Even more ominous, there are large storm clouds gathering over the entire nation's housing market, a sudden renewal in the arguments by some respected economists that we -- as a city and as a country -- might be experiencing not just a temporary top of the market, as ever-sprinting Wall Street finally begins to wheeze, but an actual lasting, historic top as a result of a far fuzzier culprit: demographics.

First floated in the still-influential 1989 treatise The Baby Boom, the Baby Bust, and the Housing Market, by two Harvard economists, Greg Mankiw and David Weil (who's now at Brown), the idea goes like this: As the baby boom, which peaked in 1957 with 4.3 million children born, rumbled through the economy, the giant demographic mass inflated sales of everything -- Schwinn bicycles, Beatles records, and eventually homes. For 30 years, a vast army of yuppies was always moving through the market. It's this generational bulge that bid up the value of our parents' three-bedroom Colonial as if it were an Internet stock on the day of its IPO.

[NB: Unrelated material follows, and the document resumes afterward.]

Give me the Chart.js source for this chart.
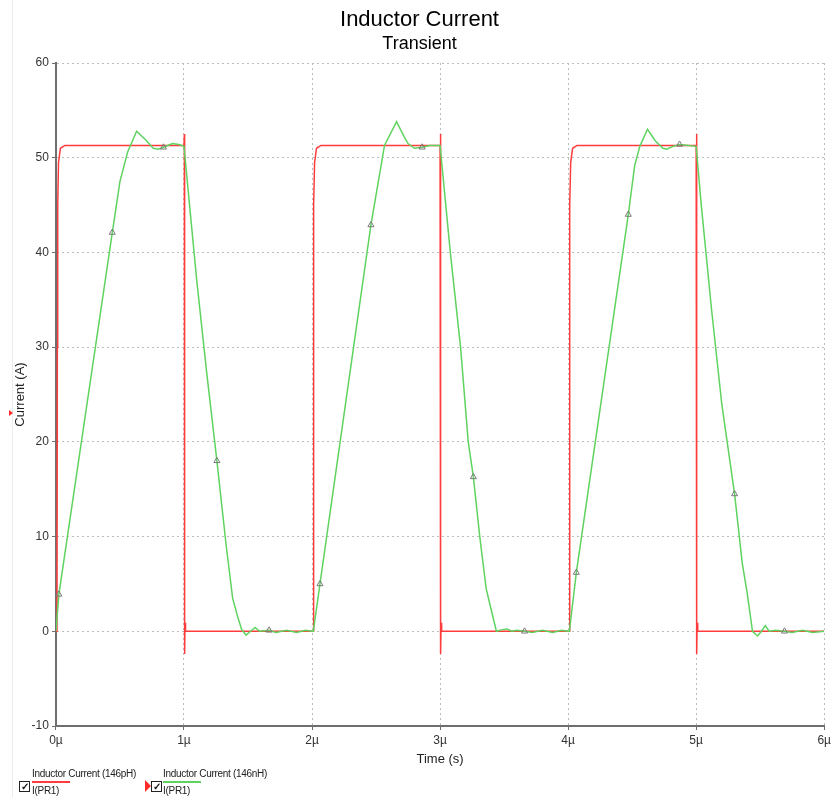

A Vietnam and a Watergate break-in later, however, it was the "baby bust" that came along to take its place, bottoming out in 1973, when just over 3 million children were born in the country. Soon, the postwar kids will be lurching toward retirement, and there won't be as many home-buyers to follow in their wake. This could be bad news for a whole generation, except perhaps those sitting on a nice little lakeside bungalow in the emerging Shuffleboard Belt down South.

In his 1994 essay "Demographics, the Housing Market, and the Welfare of the Elderly," which itself continues to inspire alarmist stories in the press, University of California, Berkeley, economist Daniel McFadden predicted that the pool of first-time home-buyers would begin to shrink, oh, right about now, and "real" depreciation -- that is, the depreciation of prices that are adjusted for inflation -- would continue at about one percent a year for perhaps three decades. Thirty years go by, our homes have lost 30 percent of their real value. Even if the value of our homes might continue to creep northward in dollar terms, McFadden insisted they were destined to lose the agonizing marathon against inflation. This dismal footrace would perhaps abate only in the middle of the next century, when these real home values would again settle at . . . 1911 levels. We would see, in other words, the undoing of every minute of appreciation we've accrued since the Taft administration.